Mittwoch, 6. Dezember 2006

Kinder oder Karriere

Es gibt in einer meiner Fachzeitschriften ein Werbebild. Es zeigt eine Frau im Nadelstreifenanzug, in der einen Hand einen Laptop, in der anderen Hand eine Tüte mit Lebensmitteln, auf dem Arm einen Sohn, der eigentlich schon viel zu groß ist, um auf den Arm genommen werden. Und darunter steht: "Ab sofort messe ich meinen Blutzucker pünktlich." Welch ein Anspruch? Und dann wirft man dieser Frau womöglich vor, weswegen sie nicht die statistisch Notwendigen 2,1 Kinder ausgetragen hat.
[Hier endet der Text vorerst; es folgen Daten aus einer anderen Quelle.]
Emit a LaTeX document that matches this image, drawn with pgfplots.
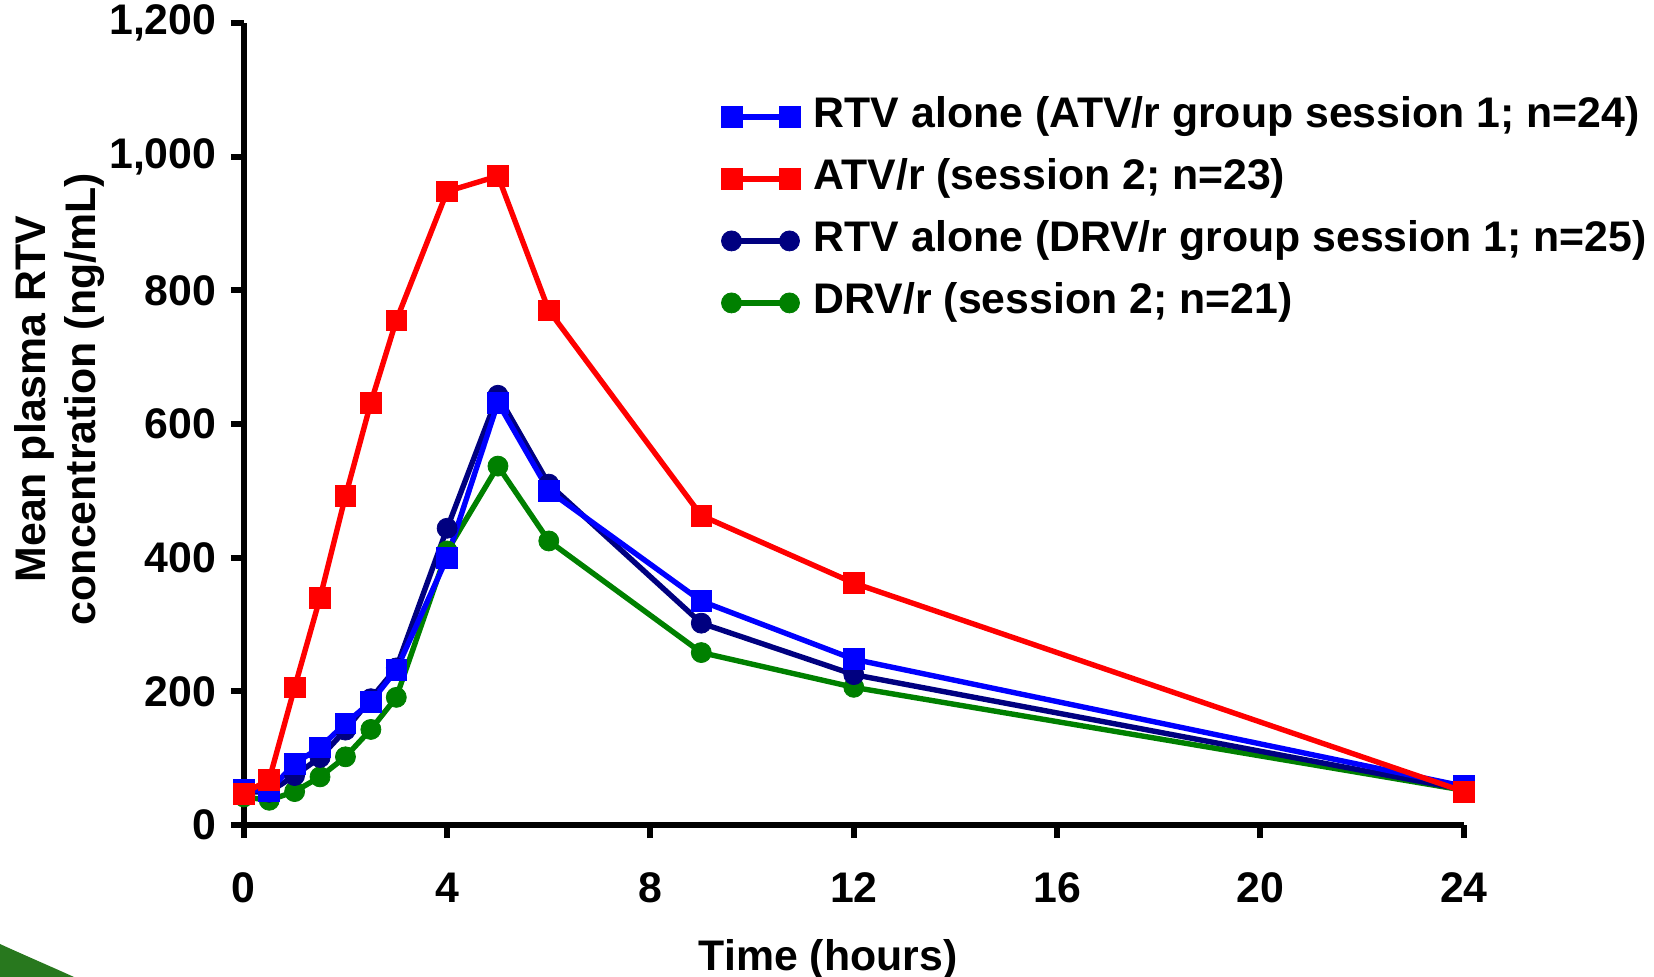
\documentclass[border=0pt]{standalone}
\usepackage{fontspec}
\setmainfont{Liberation Sans}
\usepackage{pgfplots}
\pgfplotsset{compat=1.18}
\definecolor{cblue}{RGB}{0,0,255}
\definecolor{cred}{RGB}{255,0,0}
\definecolor{cnavy}{RGB}{0,0,128}
\definecolor{cgreen}{RGB}{0,128,0}
\definecolor{swoosh}{RGB}{40,120,30}
\begin{document}
\begin{tikzpicture}[font=\fontsize{21.4bp}{25.3bp}\selectfont\bfseries]
\begin{axis}[
  at={(121.9bp,76bp)}, anchor=south west,
  scale only axis, width=610bp, height=401bp,
  xmin=0, xmax=24, ymin=0, ymax=1200,
  xtick={0,4,8,12,16,20,24},
  ytick={0,200,400,600,800,1000,1200},
  axis x line*=bottom, axis y line*=left,
  axis line style={line width=3bp, black},
  tick align=outside,
  major tick length=6.5bp,
  every tick/.style={line width=3bp, black},
  minor tick num=0,
  clip=false,
  /pgf/number format/1000 sep={,},
  /pgf/number format/assume math mode=true,
  xticklabel style={anchor=base, inner sep=0pt, yshift=-32.3bp},
  yticklabel style={anchor=east, inner sep=0pt, xshift=-7bp},
  xlabel={Time (hours)},
  xlabel style={at={(rel axis cs:0.479,-0.1808)}, anchor=base, inner sep=0pt},
  ylabel={Mean plasma RTV\\concentration (ng/mL)},
  ylabel style={at={(rel axis cs:-0.151,0.531)}, anchor=center, align=center, inner sep=0pt},
  legend style={draw=none, fill=none, at={(0.386,0.917)}, anchor=north west,
    row sep=8bp, column sep=5bp,
    nodes={inner sep=2bp, text height=15bp, text depth=4bp}},
  legend cell align=left,
  legend image code/.code={\draw[#1] plot coordinates {(0bp,0bp) (29bp,0bp)};},
]
\addlegendimage{cblue, line width=2.7bp, mark=square*, mark size=5.2bp, mark options={line width=0.4bp}}
\addlegendentry{RTV alone (ATV/r group session 1; n=24)}
\addlegendimage{cred, line width=2.7bp, mark=square*, mark size=5.2bp, mark options={line width=0.4bp}}
\addlegendentry{ATV/r (session 2; n=23)}
\addlegendimage{cnavy, line width=2.7bp, mark=*, mark size=5bp, mark options={line width=0.4bp}}
\addlegendentry{RTV alone (DRV/r group session 1; n=25)}
\addlegendimage{cgreen, line width=2.7bp, mark=*, mark size=5bp, mark options={line width=0.4bp}}
\addlegendentry{DRV/r (session 2; n=21)}

% DRV/r session 2
\addplot[cgreen, line width=2.7bp, mark=*, mark size=5bp, mark options={line width=0.4bp}, forget plot] coordinates {
(0,42) (0.5,37) (1,50) (1.5,72) (2,102) (2.5,143) (3,191) (4,410) (5,537) (6,425) (9,258) (12,206) (24,52)};
% RTV alone DRV/r group
\addplot[cnavy, line width=2.7bp, mark=*, mark size=5bp, mark options={line width=0.4bp}, forget plot] coordinates {
(0,50) (0.5,49) (1,74) (1.5,101) (2,142) (2.5,189) (3,235) (4,444) (5,643) (6,510) (9,302) (12,225) (24,53)};
% RTV alone ATV/r group
\addplot[cblue, line width=2.7bp, mark=square*, mark size=5.2bp, mark options={line width=0.4bp}, forget plot] coordinates {
(0,53) (0.5,51) (1,92) (1.5,116) (2,152) (2.5,184) (3,232) (4,400) (5,632) (6,500) (9,335) (12,248) (24,58)};
% ATV/r session 2
\addplot[cred, line width=2.7bp, mark=square*, mark size=5.2bp, mark options={line width=0.4bp}, forget plot] coordinates {
(0,47) (0.5,68) (1,206) (1.5,340) (2,492) (2.5,632) (3,755) (4,948) (5,971) (6,770) (9,463) (12,362) (24,50)};
\end{axis}
\fill[swoosh] (0bp,0bp) -- (0bp,16.5bp) .. controls (12bp,11bp) and (26bp,5bp) .. (37bp,0bp) -- cycle;
\pgfresetboundingbox
\path (0,0) rectangle (827bp,488.5bp);
\end{tikzpicture}
\end{document}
Vieles, was hier im Forum über das Verhältnis von Mann und Frau gesagt wird, stammt ebenfalls nicht aus persönlichem Erleben, es stammt aus Funk, Film, Fernsehen und Presse. Ich arbeite in einem Berufsfeld, in dem überwiegend Frauen in allen Positionen beschäftigt sind und ich erlebe sie als angenehme Mitarbeiterinnen, freundliche Kolleginnen und kompetente Chefs. Alle Frauen, mit denen ich im persönlichen Bereich zu tun habe, sind integre Persönlichkeiten, die ich schätze, und diejenigen, die sich für die "Karriere" entschieden haben, würde ich bedenkenlos als Vorgesetzte akzeptieren. Die Spannung in der Geschlechterbeziehung ist gemacht. Viele Widerstände, denen sich Mann und Frau gegenüber sehen, wenn sie versuchen ausgetretene Pfade zu verlassen, beruhen nicht auf bösem Willen (das Patriarchat) sondern auf Beharrungsvermögen und Bequemlichkeit, manchmal auch auf Opportunismus, z.B. das Beibehalten der Wehrpflicht. Als die lohnabhängig Tätigen begannen, sich zu organisieren, um Teilhabe an den Gütern zu verlangen, welche letztlich durch ihrer Hände Arbeit geschaffen wurden, da mussten sie sich einen Namen geben (das Proletariat), eine Fahne, um welche sie sich scharen konnten (die Rote) und eine Heilslehre (Kommunismus, Sozialismus) und einen Feind (die Bourgeoisie). Nur so konnte aus hilflosen, schwachen Individuen eine mächtige Bewegung werden.
Als die Frauen aufbrachen, in der westlichen Welt ihren Anteil an den Gütern und den Gestaltungsmöglichkeiten einzufordern, da mussten Sie sich zwar keinen Namen geben, denn es war allgemein bekannt, dass es Frauen gibt. Aber auch sie benötigten eine Fahne (Lila), eine Heilslehre (Feminismus) und einen Feind (das Patriarchat). Die Bewegung der Lohnabhängigen hat viel erreicht und aus dem verachteten Tagelöhner, den allseits geschätzten Arbeitnehmer gemacht, auch wenn hier in letzter Zeit Erosionen festzustellen sind. Auch die Bewegung der Frauen hat viel erreicht. Noch nie in der Geschichte der Menschheit konnten Männer und Frauen so frei und ungezwungen zusammenleben. Das Durchbrechen der starren Rollen hat Frauen und Männer befreit.
Aber so, wie es dem Kommunismus nicht gelungen ist, den Menschen zu einem Wesen umzuformen, dem Eigentum nichts bedeutet, so wird der Feminismus in seinem Bestreben scheitern, die Geschlechtsunterschiede zum Verschwinden zu bringen. Was bleibt, ist die Daueraufgabe, Eigennutz und Gemeinwohl, aber auch die verschiedenen Interessen der Geschlechter immer wieder neu auszutarieren, in den Intimpartnerschaften und in der Gesellschaft als Ganzes.